[BEGIN]

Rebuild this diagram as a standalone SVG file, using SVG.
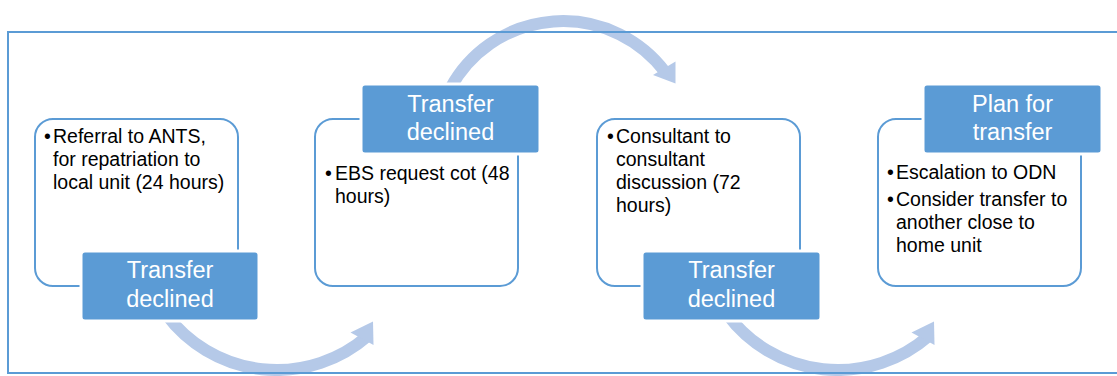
<svg xmlns="http://www.w3.org/2000/svg" width="1117" height="376" viewBox="0 0 1117 376">
  <defs>
    <style>
      .band { fill: none; stroke: #B5C9E8; stroke-width: 12; }
      .head { fill: #B5C9E8; }
      .frame { fill: none; stroke: #5B9BD5; stroke-width: 2; }
      .box { fill: #FFFFFF; stroke: #5B9BD5; stroke-width: 2; }
      .label { fill: #5B9BD5; stroke: #FFFFFF; stroke-width: 3; }
      .body { font-family: "Liberation Sans", Arial, sans-serif; font-size: 19.5px; fill: #000000; }
      .lt { font-family: "Liberation Sans", Arial, sans-serif; font-size: 23.5px; fill: #FFFFFF; text-anchor: middle; }
    </style>
    <g id="bottomArrow">
      <path class="band" d="M 166 314 A 138 138 0 0 0 367.7 336"/>
      <polygon class="head" points="350.5,332.5 373,321.5 373.5,345"/>
    </g>
  </defs>

  <rect x="0" y="0" width="1117" height="376" fill="#FFFFFF"/>

  <g id="connectors">
    <use href="#bottomArrow"/>
    <g id="arrow-top">
      <path class="band" d="M 450.5 88 A 128 128 0 0 1 665.2 72"/>
      <polygon class="head" points="653,75 675.5,61.5 675.5,83.5"/>
    </g>
    <use href="#bottomArrow" transform="translate(561,0)"/>
  </g>

  <rect class="frame" x="8" y="32" width="1130" height="341"/>

  <g id="node1">
    <rect class="box" x="35" y="119" width="203" height="167" rx="18" ry="18"/>
    <text class="body" x="44" y="143">•</text>
    <text class="body" x="53" y="143">Referral to ANTS,</text>
    <text class="body" x="53" y="166">for repatriation to</text>
    <text class="body" x="53" y="189">local unit (24 hours)</text>
    <rect class="label" x="81" y="251" width="178" height="70" rx="4" ry="4"/>
    <text class="lt" x="170" y="278">Transfer</text>
    <text class="lt" x="170" y="307">declined</text>
  </g>

  <g id="node2">
    <rect class="box" x="315" y="119" width="203" height="167" rx="18" ry="18"/>
    <text class="body" x="325" y="180">•</text>
    <text class="body" x="335" y="180">EBS request cot (48</text>
    <text class="body" x="335" y="203">hours)</text>
    <rect class="label" x="361" y="84" width="179" height="70" rx="4" ry="4"/>
    <text class="lt" x="450.5" y="111.5">Transfer</text>
    <text class="lt" x="450.5" y="140">declined</text>
  </g>

  <g id="node3">
    <rect class="box" x="597" y="119" width="203" height="167" rx="18" ry="18"/>
    <text class="body" x="607" y="143">•</text>
    <text class="body" x="616" y="143">Consultant to</text>
    <text class="body" x="616" y="166">consultant</text>
    <text class="body" x="616" y="189">discussion (72</text>
    <text class="body" x="616" y="212">hours)</text>
    <rect class="label" x="642" y="251" width="179" height="70" rx="4" ry="4"/>
    <text class="lt" x="731.5" y="278">Transfer</text>
    <text class="lt" x="731.5" y="307">declined</text>
  </g>

  <g id="node4">
    <rect class="box" x="878" y="119" width="203" height="167" rx="18" ry="18"/>
    <text class="body" x="887" y="179">•</text>
    <text class="body" x="896" y="179">Escalation to ODN</text>
    <text class="body" x="887" y="206">•</text>
    <text class="body" x="896" y="206">Consider transfer to</text>
    <text class="body" x="896" y="229">another close to</text>
    <text class="body" x="896" y="252">home unit</text>
    <rect class="label" x="923" y="84" width="179" height="70" rx="4" ry="4"/>
    <text class="lt" x="1012.5" y="111.5">Plan for</text>
    <text class="lt" x="1012.5" y="140">transfer</text>
  </g>
</svg>
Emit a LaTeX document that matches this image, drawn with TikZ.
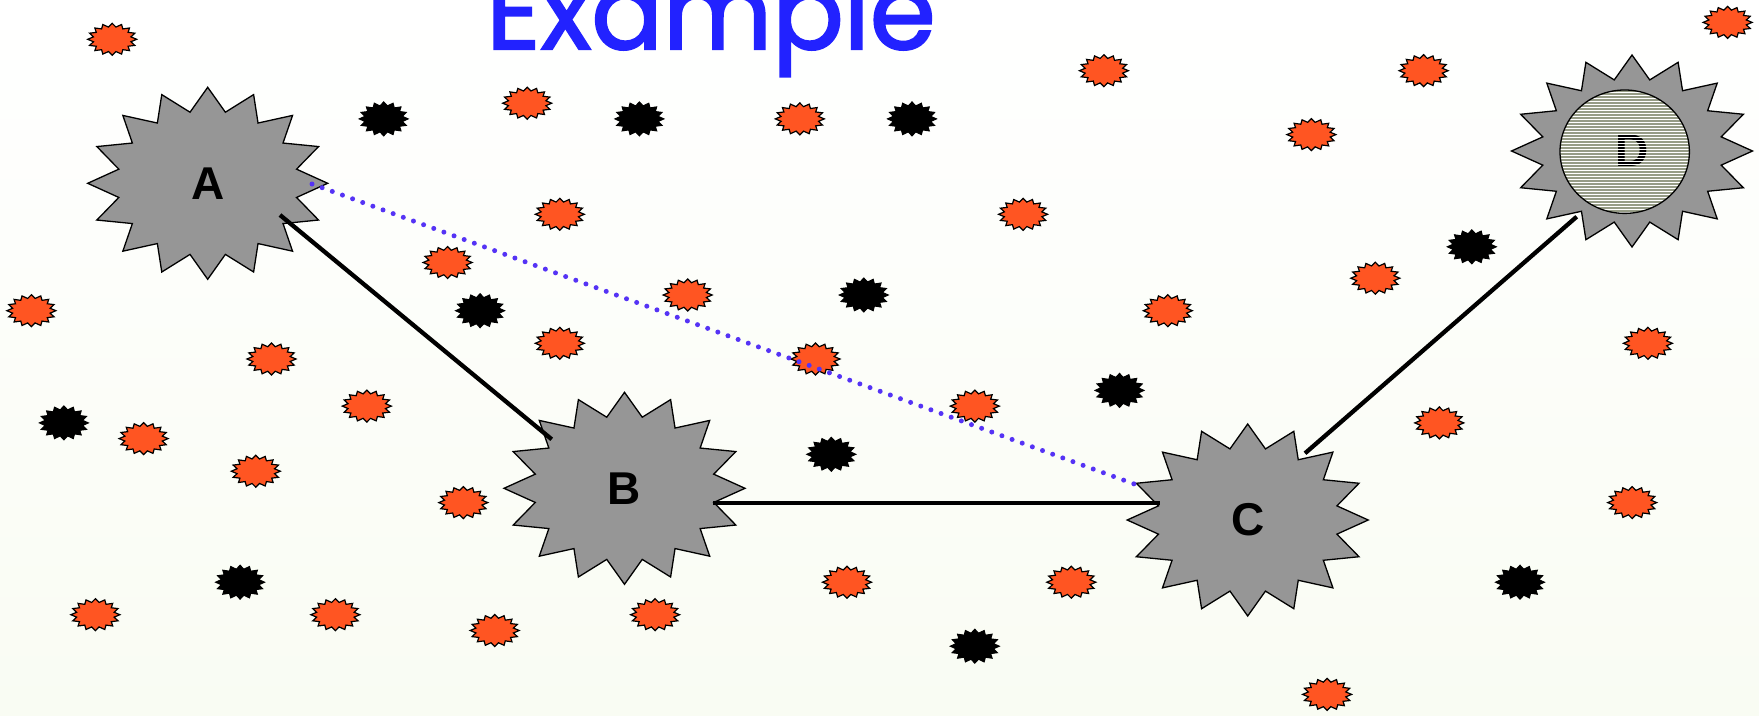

[END]

*Goal:*
Strip out the images, then output the records above word for word.

*Result of the exercise:*
Rebuild this diagram as a standalone SVG file, using SVG.
<svg xmlns="http://www.w3.org/2000/svg" width="1117" height="376" viewBox="0 0 1117 376">
  <defs>
    <style>
      .band { fill: none; stroke: #B5C9E8; stroke-width: 12; }
      .head { fill: #B5C9E8; }
      .frame { fill: none; stroke: #5B9BD5; stroke-width: 2; }
      .box { fill: #FFFFFF; stroke: #5B9BD5; stroke-width: 2; }
      .label { fill: #5B9BD5; stroke: #FFFFFF; stroke-width: 3; }
      .body { font-family: "Liberation Sans", Arial, sans-serif; font-size: 19.5px; fill: #000000; }
      .lt { font-family: "Liberation Sans", Arial, sans-serif; font-size: 23.5px; fill: #FFFFFF; text-anchor: middle; }
    </style>
    <g id="bottomArrow">
      <path class="band" d="M 166 314 A 138 138 0 0 0 367.7 336"/>
      <polygon class="head" points="350.5,332.5 373,321.5 373.5,345"/>
    </g>
  </defs>

  <rect x="0" y="0" width="1117" height="376" fill="#FFFFFF"/>

  <g id="connectors">
    <use href="#bottomArrow"/>
    <g id="arrow-top">
      <path class="band" d="M 450.5 88 A 128 128 0 0 1 665.2 72"/>
      <polygon class="head" points="653,75 675.5,61.5 675.5,83.5"/>
    </g>
    <use href="#bottomArrow" transform="translate(561,0)"/>
  </g>

  <rect class="frame" x="8" y="32" width="1130" height="341"/>

  <g id="node1">
    <rect class="box" x="35" y="119" width="203" height="167" rx="18" ry="18"/>
    <text class="body" x="44" y="143">•</text>
    <text class="body" x="53" y="143">Referral to ANTS,</text>
    <text class="body" x="53" y="166">for repatriation to</text>
    <text class="body" x="53" y="189">local unit (24 hours)</text>
    <rect class="label" x="81" y="251" width="178" height="70" rx="4" ry="4"/>
    <text class="lt" x="170" y="278">Transfer</text>
    <text class="lt" x="170" y="307">declined</text>
  </g>

  <g id="node2">
    <rect class="box" x="315" y="119" width="203" height="167" rx="18" ry="18"/>
    <text class="body" x="325" y="180">•</text>
    <text class="body" x="335" y="180">EBS request cot (48</text>
    <text class="body" x="335" y="203">hours)</text>
    <rect class="label" x="361" y="84" width="179" height="70" rx="4" ry="4"/>
    <text class="lt" x="450.5" y="111.5">Transfer</text>
    <text class="lt" x="450.5" y="140">declined</text>
  </g>

  <g id="node3">
    <rect class="box" x="597" y="119" width="203" height="167" rx="18" ry="18"/>
    <text class="body" x="607" y="143">•</text>
    <text class="body" x="616" y="143">Consultant to</text>
    <text class="body" x="616" y="166">consultant</text>
    <text class="body" x="616" y="189">discussion (72</text>
    <text class="body" x="616" y="212">hours)</text>
    <rect class="label" x="642" y="251" width="179" height="70" rx="4" ry="4"/>
    <text class="lt" x="731.5" y="278">Transfer</text>
    <text class="lt" x="731.5" y="307">declined</text>
  </g>

  <g id="node4">
    <rect class="box" x="878" y="119" width="203" height="167" rx="18" ry="18"/>
    <text class="body" x="887" y="179">•</text>
    <text class="body" x="896" y="179">Escalation to ODN</text>
    <text class="body" x="887" y="206">•</text>
    <text class="body" x="896" y="206">Consider transfer to</text>
    <text class="body" x="896" y="229">another close to</text>
    <text class="body" x="896" y="252">home unit</text>
    <rect class="label" x="923" y="84" width="179" height="70" rx="4" ry="4"/>
    <text class="lt" x="1012.5" y="111.5">Plan for</text>
    <text class="lt" x="1012.5" y="140">transfer</text>
  </g>
</svg>
Emit a LaTeX document that matches this image, drawn with TikZ.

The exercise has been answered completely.